### Given data
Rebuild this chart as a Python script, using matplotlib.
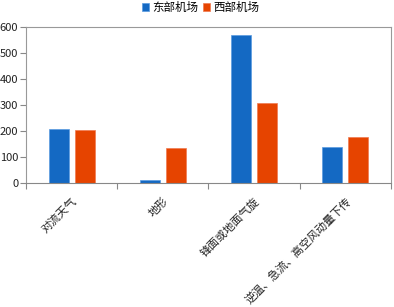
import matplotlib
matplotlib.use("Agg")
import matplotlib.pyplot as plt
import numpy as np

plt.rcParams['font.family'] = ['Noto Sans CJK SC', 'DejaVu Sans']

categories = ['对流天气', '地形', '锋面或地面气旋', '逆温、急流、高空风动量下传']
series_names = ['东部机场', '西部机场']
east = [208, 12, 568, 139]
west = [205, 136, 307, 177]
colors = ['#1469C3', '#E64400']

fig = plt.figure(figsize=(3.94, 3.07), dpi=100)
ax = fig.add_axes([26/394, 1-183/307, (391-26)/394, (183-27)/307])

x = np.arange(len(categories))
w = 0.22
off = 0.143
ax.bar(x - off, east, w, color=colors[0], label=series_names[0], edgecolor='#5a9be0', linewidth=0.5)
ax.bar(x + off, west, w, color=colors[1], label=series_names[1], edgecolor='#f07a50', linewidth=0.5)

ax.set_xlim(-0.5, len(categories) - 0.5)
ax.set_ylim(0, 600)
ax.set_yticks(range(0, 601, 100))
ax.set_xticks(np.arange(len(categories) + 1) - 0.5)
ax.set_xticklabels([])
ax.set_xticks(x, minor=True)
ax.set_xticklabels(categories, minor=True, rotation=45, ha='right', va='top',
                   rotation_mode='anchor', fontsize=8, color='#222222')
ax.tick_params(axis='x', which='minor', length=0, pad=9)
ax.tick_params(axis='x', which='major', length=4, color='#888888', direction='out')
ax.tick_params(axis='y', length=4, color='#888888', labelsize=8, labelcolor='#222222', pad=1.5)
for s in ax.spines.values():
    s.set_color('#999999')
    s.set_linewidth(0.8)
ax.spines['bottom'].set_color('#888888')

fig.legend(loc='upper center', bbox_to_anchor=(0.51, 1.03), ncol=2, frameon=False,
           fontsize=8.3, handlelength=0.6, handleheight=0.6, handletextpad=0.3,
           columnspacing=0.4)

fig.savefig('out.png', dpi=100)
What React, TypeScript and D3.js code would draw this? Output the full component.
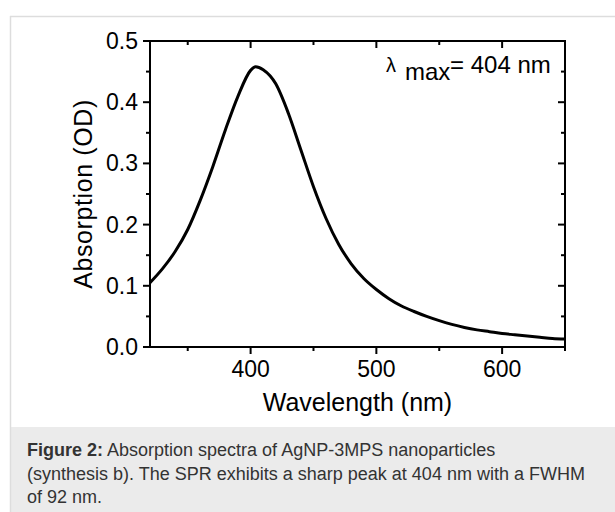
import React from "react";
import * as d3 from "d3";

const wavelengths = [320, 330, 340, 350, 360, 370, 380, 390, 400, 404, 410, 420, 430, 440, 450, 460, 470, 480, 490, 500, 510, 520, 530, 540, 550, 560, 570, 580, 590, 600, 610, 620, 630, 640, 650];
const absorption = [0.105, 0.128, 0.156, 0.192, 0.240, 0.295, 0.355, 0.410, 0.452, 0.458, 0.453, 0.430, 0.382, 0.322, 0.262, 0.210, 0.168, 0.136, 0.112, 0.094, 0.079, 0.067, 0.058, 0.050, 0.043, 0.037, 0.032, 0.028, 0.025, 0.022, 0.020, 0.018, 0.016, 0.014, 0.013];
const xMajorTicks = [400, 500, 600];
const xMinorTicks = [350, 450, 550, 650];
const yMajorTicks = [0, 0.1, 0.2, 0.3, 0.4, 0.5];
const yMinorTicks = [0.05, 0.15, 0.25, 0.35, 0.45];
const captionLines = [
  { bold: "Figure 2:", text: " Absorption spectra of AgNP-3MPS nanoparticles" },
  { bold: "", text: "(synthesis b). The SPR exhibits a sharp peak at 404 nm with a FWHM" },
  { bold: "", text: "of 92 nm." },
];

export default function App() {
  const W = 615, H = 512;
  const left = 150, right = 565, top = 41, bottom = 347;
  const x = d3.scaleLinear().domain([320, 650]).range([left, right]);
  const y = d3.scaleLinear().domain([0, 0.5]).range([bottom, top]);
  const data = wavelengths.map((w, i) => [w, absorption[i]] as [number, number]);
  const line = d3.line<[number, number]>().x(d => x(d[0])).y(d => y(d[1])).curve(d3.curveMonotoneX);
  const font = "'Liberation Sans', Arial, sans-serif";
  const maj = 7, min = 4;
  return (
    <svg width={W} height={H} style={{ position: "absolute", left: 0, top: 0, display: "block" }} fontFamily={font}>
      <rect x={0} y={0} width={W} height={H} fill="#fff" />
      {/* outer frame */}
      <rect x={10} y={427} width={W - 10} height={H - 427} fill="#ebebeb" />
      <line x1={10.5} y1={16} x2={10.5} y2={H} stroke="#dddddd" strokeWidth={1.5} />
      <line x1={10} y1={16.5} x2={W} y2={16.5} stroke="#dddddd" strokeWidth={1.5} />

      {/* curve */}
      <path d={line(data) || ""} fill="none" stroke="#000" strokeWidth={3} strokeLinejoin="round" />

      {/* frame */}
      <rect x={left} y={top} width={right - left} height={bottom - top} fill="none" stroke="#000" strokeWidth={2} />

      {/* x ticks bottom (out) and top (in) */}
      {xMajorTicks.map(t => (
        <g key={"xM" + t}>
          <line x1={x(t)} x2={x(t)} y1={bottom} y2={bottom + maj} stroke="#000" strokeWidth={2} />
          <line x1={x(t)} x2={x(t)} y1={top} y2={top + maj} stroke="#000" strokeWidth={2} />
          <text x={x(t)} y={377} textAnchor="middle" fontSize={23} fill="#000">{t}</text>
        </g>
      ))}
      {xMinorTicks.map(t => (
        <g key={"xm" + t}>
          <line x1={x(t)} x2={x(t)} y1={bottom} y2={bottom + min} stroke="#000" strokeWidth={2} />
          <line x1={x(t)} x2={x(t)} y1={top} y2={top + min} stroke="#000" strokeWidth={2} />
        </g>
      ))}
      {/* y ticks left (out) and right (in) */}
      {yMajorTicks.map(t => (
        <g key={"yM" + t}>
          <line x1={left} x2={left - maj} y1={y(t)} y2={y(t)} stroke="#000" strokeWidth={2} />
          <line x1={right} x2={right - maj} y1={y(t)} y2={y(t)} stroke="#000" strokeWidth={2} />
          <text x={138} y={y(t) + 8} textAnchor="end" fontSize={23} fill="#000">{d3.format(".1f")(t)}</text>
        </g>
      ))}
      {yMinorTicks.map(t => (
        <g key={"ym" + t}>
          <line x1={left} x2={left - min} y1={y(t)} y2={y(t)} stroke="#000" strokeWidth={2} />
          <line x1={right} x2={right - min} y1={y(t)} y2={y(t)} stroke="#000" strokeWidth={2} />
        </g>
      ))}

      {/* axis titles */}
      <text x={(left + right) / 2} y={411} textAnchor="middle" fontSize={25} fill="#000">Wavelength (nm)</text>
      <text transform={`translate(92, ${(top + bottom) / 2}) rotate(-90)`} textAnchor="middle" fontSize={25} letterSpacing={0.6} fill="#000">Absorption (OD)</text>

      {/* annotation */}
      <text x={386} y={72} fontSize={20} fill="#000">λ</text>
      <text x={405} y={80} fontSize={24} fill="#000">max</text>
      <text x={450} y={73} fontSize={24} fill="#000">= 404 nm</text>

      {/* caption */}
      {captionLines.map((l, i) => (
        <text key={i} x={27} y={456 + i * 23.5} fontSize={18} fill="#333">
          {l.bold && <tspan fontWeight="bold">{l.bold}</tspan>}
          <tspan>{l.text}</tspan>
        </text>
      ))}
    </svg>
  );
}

---

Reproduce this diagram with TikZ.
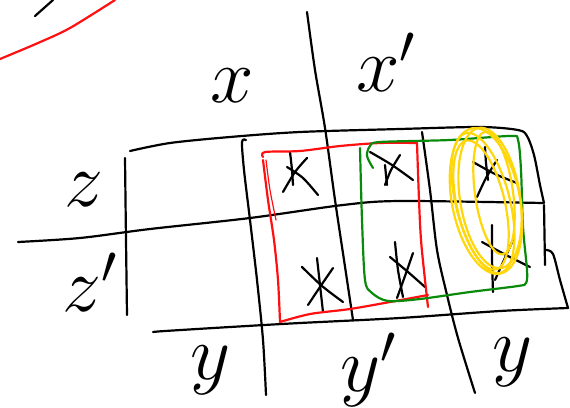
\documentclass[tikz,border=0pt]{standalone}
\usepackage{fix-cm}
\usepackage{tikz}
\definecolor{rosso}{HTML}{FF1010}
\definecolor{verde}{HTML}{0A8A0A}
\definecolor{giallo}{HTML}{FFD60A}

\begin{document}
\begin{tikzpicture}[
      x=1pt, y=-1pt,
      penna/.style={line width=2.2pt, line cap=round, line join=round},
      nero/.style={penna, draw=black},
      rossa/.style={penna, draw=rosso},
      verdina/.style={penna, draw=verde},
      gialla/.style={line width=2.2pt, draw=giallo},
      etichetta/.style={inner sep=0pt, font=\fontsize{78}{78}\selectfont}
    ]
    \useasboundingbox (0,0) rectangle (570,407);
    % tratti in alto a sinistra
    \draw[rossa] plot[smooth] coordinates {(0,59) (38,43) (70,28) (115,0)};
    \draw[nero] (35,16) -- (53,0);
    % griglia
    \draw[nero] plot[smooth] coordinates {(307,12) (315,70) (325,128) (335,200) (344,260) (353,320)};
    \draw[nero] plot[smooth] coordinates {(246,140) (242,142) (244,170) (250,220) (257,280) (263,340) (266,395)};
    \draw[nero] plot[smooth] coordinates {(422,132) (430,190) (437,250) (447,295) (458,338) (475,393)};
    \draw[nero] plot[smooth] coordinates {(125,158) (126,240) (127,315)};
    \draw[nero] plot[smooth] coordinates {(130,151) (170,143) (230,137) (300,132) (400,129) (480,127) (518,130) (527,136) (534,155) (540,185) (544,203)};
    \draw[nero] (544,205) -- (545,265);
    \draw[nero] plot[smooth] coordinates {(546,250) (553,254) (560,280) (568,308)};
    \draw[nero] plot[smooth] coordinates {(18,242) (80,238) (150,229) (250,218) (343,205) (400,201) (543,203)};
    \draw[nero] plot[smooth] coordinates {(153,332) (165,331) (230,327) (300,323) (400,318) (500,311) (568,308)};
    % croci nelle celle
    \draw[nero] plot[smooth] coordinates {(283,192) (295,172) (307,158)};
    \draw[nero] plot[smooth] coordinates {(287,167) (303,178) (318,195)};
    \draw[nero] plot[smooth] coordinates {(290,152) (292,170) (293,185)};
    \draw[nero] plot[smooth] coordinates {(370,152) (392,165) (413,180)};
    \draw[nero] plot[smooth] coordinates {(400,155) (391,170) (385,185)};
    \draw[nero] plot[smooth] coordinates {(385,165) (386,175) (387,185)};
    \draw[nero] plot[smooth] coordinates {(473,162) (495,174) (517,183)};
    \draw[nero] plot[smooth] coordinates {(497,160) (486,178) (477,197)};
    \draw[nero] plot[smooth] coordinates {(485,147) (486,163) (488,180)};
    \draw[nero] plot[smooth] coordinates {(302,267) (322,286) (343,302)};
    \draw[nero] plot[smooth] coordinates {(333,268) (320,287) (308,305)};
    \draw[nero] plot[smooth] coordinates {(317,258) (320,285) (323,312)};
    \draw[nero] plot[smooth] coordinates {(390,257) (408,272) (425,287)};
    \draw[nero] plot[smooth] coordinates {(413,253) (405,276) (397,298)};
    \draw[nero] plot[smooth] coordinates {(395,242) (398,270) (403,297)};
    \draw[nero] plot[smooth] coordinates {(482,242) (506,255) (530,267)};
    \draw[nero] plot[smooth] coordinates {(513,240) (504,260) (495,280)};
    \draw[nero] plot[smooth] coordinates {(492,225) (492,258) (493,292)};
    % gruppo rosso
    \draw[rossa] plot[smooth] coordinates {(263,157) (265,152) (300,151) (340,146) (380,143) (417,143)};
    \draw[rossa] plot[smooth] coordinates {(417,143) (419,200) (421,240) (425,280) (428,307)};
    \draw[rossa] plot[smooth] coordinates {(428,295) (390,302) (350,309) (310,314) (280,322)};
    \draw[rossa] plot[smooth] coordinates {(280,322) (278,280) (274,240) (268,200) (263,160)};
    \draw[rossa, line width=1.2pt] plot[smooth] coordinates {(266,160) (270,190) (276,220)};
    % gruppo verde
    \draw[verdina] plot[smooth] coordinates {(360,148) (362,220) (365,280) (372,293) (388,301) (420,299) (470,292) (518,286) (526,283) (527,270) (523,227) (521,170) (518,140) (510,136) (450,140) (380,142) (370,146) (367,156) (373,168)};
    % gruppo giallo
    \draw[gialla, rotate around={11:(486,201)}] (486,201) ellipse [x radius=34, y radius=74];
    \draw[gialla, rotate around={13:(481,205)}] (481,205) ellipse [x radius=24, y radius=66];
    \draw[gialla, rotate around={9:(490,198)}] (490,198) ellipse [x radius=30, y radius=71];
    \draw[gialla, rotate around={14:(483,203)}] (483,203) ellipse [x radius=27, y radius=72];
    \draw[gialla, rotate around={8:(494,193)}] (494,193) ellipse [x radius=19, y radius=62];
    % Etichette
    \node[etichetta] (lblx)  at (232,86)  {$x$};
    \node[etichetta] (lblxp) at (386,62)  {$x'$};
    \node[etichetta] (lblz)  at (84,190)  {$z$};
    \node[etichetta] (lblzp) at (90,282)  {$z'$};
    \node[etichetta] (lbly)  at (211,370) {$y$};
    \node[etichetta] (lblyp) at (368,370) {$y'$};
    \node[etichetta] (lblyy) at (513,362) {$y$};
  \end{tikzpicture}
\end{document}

### Problem requirements
In the listing above, find the line containing "Rebuild this chart" and the line containing "import * as". Print those two lines and every line between them exactly, with no pictures.

### Correct output
Rebuild this chart as a Python script, using matplotlib.
import matplotlib
matplotlib.use("Agg")
import matplotlib.pyplot as plt
import numpy as np

plt.rcParams['font.family'] = ['Noto Sans CJK SC', 'DejaVu Sans']

categories = ['对流天气', '地形', '锋面或地面气旋', '逆温、急流、高空风动量下传']
series_names = ['东部机场', '西部机场']
east = [208, 12, 568, 139]
west = [205, 136, 307, 177]
colors = ['#1469C3', '#E64400']

fig = plt.figure(figsize=(3.94, 3.07), dpi=100)
ax = fig.add_axes([26/394, 1-183/307, (391-26)/394, (183-27)/307])

x = np.arange(len(categories))
w = 0.22
off = 0.143
ax.bar(x - off, east, w, color=colors[0], label=series_names[0], edgecolor='#5a9be0', linewidth=0.5)
ax.bar(x + off, west, w, color=colors[1], label=series_names[1], edgecolor='#f07a50', linewidth=0.5)

ax.set_xlim(-0.5, len(categories) - 0.5)
ax.set_ylim(0, 600)
ax.set_yticks(range(0, 601, 100))
ax.set_xticks(np.arange(len(categories) + 1) - 0.5)
ax.set_xticklabels([])
ax.set_xticks(x, minor=True)
ax.set_xticklabels(categories, minor=True, rotation=45, ha='right', va='top',
                   rotation_mode='anchor', fontsize=8, color='#222222')
ax.tick_params(axis='x', which='minor', length=0, pad=9)
ax.tick_params(axis='x', which='major', length=4, color='#888888', direction='out')
ax.tick_params(axis='y', length=4, color='#888888', labelsize=8, labelcolor='#222222', pad=1.5)
for s in ax.spines.values():
    s.set_color('#999999')
    s.set_linewidth(0.8)
ax.spines['bottom'].set_color('#888888')

fig.legend(loc='upper center', bbox_to_anchor=(0.51, 1.03), ncol=2, frameon=False,
           fontsize=8.3, handlelength=0.6, handleheight=0.6, handletextpad=0.3,
           columnspacing=0.4)

fig.savefig('out.png', dpi=100)
What React, TypeScript and D3.js code would draw this? Output the full component.
import React from "react";
import * as d3 from "d3";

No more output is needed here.